I think there was already a topic shared on this topic a few weeks ago with a link to a developer’s blog of bottlenecks. I can’t find it now.

I see multiple perspectives on a bottleneck in development:

  • related to the company(how well things flow from business to production and distributed across departments),
  • to the technical stack(how well things flow on the technical path),
  • to the internal expectations process(how much does anything matter and to whom).

Then there are multiple perspectives(across departments, internal to the Software dev, users). Some people see it as a bottleneck, others as a good pace. Some as a problem, others don’t even care.

There are chains of causes and effects for each bottleneck. If one goes back to basics, as software is driven by humans, it mostly resumes human nature, knowledge, accidents, and miscommunication.

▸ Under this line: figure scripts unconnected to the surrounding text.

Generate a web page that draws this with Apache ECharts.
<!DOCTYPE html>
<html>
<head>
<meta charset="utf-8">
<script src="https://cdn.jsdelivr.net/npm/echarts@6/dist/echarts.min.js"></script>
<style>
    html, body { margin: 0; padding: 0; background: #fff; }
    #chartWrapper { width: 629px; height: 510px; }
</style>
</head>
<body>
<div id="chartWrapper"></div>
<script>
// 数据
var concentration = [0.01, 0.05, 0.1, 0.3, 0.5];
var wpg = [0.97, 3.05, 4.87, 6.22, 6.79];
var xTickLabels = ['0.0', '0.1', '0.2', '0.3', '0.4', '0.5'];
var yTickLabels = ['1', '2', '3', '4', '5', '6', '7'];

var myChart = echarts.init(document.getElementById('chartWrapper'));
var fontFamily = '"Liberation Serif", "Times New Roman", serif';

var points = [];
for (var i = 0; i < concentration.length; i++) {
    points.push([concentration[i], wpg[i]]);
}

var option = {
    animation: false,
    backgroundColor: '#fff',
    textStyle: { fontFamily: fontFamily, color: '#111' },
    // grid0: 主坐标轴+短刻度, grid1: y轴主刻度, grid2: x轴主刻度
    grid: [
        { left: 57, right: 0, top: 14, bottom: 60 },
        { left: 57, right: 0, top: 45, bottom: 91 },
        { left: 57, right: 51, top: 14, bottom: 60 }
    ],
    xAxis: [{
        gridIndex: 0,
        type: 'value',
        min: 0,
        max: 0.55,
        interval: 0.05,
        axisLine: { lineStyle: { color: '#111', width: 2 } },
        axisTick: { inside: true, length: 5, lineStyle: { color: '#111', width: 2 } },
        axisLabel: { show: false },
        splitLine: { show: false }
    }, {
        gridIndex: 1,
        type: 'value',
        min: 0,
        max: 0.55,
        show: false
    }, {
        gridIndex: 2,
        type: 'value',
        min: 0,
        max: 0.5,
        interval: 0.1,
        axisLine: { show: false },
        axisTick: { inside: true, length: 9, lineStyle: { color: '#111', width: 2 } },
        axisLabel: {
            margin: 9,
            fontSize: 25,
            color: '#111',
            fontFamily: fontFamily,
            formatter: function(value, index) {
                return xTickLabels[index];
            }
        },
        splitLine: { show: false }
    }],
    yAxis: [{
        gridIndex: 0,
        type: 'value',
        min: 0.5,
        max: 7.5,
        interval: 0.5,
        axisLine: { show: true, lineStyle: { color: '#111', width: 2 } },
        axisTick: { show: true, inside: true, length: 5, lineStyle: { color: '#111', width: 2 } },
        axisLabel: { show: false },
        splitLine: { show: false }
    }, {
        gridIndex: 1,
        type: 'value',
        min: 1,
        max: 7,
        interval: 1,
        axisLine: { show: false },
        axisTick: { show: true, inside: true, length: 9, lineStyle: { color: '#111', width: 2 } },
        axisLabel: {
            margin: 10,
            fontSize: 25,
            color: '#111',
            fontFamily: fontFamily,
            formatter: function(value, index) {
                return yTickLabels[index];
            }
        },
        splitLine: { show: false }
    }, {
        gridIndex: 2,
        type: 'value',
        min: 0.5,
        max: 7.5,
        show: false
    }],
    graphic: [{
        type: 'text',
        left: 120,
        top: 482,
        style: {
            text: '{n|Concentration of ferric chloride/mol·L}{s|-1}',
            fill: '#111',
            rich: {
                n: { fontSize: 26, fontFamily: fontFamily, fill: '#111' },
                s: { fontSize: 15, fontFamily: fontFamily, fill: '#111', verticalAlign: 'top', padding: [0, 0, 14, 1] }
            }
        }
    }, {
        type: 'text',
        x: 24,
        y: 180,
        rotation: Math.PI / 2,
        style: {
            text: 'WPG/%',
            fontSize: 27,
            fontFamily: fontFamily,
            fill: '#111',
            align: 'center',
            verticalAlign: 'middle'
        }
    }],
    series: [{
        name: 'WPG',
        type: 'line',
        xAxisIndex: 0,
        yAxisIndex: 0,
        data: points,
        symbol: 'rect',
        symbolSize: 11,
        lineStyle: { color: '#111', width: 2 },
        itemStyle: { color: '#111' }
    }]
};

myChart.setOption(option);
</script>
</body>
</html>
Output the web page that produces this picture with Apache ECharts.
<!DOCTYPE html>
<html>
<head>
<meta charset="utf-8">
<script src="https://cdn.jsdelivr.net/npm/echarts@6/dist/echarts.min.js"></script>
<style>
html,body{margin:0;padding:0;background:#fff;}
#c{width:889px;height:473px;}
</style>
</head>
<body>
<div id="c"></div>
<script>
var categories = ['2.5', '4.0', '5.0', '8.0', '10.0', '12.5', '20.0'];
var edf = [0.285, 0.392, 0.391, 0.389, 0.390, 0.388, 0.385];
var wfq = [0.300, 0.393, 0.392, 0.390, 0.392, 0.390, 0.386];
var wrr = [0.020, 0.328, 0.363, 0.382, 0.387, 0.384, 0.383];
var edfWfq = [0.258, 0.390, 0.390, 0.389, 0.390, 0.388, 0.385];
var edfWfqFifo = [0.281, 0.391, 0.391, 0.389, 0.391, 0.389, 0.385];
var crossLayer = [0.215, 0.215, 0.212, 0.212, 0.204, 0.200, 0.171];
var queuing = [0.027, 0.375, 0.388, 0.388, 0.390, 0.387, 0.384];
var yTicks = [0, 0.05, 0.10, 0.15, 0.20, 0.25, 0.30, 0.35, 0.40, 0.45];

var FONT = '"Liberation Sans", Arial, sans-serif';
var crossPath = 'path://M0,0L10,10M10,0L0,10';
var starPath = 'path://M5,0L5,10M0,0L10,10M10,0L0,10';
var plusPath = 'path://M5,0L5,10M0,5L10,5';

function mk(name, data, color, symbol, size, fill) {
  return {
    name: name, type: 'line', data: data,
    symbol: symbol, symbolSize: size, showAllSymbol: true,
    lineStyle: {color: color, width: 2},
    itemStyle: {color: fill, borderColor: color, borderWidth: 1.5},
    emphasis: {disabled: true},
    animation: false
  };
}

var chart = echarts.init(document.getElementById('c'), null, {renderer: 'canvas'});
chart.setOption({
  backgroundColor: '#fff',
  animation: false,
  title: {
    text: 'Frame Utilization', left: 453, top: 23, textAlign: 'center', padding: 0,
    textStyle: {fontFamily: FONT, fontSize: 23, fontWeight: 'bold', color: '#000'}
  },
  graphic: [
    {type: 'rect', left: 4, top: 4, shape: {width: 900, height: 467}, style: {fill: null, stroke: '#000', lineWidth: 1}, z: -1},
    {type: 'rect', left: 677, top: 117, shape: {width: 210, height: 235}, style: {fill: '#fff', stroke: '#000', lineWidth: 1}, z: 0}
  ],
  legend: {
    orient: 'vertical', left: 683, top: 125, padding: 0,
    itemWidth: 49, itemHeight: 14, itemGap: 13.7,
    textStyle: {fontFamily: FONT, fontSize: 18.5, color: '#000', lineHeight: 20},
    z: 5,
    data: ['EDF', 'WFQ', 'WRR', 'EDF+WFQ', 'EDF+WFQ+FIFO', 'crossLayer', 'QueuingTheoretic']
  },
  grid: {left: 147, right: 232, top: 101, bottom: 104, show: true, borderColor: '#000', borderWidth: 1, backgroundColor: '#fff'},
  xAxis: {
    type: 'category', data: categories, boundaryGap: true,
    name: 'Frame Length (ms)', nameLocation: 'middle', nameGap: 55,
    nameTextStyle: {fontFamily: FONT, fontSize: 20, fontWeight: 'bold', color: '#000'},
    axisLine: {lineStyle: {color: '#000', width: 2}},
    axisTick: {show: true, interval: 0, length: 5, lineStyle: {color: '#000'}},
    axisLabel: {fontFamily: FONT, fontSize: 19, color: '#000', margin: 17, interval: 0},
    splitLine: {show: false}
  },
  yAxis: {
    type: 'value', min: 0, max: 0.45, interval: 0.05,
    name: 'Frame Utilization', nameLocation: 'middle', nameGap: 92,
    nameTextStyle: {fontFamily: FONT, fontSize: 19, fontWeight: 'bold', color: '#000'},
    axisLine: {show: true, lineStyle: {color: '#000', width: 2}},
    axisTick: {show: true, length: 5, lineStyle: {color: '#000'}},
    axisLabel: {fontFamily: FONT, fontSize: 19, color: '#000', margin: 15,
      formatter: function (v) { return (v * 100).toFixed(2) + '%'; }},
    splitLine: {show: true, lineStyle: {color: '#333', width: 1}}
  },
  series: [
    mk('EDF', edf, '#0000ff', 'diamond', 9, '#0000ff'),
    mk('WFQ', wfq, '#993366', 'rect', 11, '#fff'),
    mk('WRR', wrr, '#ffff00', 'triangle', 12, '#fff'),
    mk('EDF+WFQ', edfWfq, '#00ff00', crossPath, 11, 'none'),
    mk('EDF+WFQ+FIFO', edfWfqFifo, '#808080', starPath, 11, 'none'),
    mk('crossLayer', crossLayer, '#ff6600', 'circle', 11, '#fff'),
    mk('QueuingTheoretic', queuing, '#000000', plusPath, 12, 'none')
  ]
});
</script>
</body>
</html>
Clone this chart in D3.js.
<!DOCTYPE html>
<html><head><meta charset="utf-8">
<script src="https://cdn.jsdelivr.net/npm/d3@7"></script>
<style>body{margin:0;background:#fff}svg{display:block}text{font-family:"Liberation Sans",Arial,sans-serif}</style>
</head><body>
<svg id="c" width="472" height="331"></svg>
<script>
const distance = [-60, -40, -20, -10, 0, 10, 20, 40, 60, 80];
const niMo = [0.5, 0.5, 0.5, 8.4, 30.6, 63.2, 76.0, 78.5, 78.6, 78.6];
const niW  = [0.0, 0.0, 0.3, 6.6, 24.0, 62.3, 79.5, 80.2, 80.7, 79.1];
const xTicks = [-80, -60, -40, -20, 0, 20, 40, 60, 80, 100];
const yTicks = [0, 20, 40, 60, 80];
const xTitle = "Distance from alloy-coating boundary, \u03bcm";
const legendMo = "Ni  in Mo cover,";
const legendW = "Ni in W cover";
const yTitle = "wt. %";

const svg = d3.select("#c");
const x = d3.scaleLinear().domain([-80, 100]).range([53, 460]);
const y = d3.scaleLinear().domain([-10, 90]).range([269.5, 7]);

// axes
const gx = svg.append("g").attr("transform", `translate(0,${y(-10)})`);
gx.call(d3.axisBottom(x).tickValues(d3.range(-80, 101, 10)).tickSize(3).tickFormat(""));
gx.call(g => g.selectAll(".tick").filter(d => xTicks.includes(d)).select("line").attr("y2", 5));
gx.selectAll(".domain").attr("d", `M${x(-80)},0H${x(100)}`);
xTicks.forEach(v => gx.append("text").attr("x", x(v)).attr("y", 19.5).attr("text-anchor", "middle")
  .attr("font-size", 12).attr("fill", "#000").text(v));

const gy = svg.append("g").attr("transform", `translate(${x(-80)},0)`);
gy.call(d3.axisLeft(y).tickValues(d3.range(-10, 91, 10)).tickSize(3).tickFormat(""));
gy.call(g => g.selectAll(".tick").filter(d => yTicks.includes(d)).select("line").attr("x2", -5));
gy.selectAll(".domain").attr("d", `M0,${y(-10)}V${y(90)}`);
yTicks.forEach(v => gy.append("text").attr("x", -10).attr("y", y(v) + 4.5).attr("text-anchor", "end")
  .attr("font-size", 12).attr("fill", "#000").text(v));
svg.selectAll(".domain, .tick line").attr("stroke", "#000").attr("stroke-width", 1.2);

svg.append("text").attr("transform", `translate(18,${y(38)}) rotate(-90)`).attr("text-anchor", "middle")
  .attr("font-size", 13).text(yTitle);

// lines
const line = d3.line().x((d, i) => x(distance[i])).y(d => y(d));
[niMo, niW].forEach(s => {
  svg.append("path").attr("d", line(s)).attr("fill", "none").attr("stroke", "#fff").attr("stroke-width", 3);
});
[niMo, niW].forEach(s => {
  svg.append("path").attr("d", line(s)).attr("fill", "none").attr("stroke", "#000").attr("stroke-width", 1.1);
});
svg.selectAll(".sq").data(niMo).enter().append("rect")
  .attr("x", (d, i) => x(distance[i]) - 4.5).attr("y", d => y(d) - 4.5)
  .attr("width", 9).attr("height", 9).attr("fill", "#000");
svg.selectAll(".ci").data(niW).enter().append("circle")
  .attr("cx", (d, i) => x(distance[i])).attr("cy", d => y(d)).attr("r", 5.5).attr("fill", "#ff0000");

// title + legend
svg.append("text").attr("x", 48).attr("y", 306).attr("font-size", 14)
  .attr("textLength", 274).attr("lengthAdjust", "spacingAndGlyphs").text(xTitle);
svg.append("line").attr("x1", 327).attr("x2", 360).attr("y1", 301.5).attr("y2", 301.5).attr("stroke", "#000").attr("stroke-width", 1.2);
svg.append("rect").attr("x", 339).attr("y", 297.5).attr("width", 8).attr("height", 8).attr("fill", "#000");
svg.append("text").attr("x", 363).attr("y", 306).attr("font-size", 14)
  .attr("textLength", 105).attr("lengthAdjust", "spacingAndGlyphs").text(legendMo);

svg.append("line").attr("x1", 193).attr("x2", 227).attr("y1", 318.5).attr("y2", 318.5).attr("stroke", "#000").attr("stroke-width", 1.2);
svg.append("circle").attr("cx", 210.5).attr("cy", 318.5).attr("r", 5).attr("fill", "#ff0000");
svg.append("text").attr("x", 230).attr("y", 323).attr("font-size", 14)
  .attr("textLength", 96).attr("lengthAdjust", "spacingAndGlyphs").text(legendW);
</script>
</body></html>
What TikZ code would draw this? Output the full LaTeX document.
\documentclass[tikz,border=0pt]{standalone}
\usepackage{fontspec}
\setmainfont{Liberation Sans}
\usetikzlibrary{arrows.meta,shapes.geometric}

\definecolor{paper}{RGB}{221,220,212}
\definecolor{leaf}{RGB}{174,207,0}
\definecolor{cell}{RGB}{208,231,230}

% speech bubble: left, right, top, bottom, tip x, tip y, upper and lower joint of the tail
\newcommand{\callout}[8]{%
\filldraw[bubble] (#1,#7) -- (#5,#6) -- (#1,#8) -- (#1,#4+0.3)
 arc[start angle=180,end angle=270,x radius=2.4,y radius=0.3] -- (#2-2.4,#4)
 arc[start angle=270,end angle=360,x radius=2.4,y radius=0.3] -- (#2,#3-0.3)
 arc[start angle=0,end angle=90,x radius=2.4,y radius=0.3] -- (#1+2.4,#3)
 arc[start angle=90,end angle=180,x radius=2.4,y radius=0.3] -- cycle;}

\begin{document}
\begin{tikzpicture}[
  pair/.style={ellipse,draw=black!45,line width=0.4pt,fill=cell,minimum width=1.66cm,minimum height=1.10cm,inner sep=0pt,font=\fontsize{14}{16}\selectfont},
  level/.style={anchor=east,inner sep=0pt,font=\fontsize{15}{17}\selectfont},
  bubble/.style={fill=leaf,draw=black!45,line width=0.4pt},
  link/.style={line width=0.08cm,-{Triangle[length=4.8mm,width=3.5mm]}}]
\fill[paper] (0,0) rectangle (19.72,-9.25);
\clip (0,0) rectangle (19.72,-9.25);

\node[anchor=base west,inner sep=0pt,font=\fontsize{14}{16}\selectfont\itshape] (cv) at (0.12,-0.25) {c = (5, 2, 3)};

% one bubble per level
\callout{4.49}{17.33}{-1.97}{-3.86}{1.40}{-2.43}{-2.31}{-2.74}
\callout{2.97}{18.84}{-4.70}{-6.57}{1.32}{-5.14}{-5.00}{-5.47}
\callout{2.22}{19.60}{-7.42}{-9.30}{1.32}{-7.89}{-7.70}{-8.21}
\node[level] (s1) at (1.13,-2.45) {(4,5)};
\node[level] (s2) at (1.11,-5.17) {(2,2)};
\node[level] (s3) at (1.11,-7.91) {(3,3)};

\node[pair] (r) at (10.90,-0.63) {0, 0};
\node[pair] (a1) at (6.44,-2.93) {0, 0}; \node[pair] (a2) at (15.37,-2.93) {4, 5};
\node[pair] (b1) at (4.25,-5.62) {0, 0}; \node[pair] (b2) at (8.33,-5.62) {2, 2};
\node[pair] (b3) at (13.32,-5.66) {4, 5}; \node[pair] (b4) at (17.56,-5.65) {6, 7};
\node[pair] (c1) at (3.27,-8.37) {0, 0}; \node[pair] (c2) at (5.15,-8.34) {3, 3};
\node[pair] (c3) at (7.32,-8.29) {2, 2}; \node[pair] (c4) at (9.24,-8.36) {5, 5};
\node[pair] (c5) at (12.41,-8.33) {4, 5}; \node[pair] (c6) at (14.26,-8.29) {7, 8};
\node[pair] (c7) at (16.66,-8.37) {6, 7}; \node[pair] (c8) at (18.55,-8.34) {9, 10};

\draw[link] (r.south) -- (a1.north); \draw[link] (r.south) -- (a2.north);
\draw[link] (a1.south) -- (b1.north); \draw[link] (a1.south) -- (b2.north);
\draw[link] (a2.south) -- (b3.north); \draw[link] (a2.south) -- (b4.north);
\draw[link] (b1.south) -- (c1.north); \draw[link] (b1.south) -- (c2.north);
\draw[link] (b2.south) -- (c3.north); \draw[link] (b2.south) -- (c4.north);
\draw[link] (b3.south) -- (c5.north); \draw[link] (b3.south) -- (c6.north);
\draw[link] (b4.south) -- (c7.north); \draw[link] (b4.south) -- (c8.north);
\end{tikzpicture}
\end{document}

There are internal and external factors.

There are solutions for problems to avoid or cover bottlenecks.
There can be sick people not cause bottlenecks, as other seniors pick up their work and finish it on time.
Some managers change their minds or blame the developers for misunderstanding what they wanted and call the software dev slow or incompetent.

So I don’t have a specific answer, anything can happen…

I can counter-argue any of the listed examples here with a context where that problem wasn’t causing a bottleneck.

I had this on a project today. They were asking about testing timelines and we threw it back at them and asked “when is the code freeze going to be?”.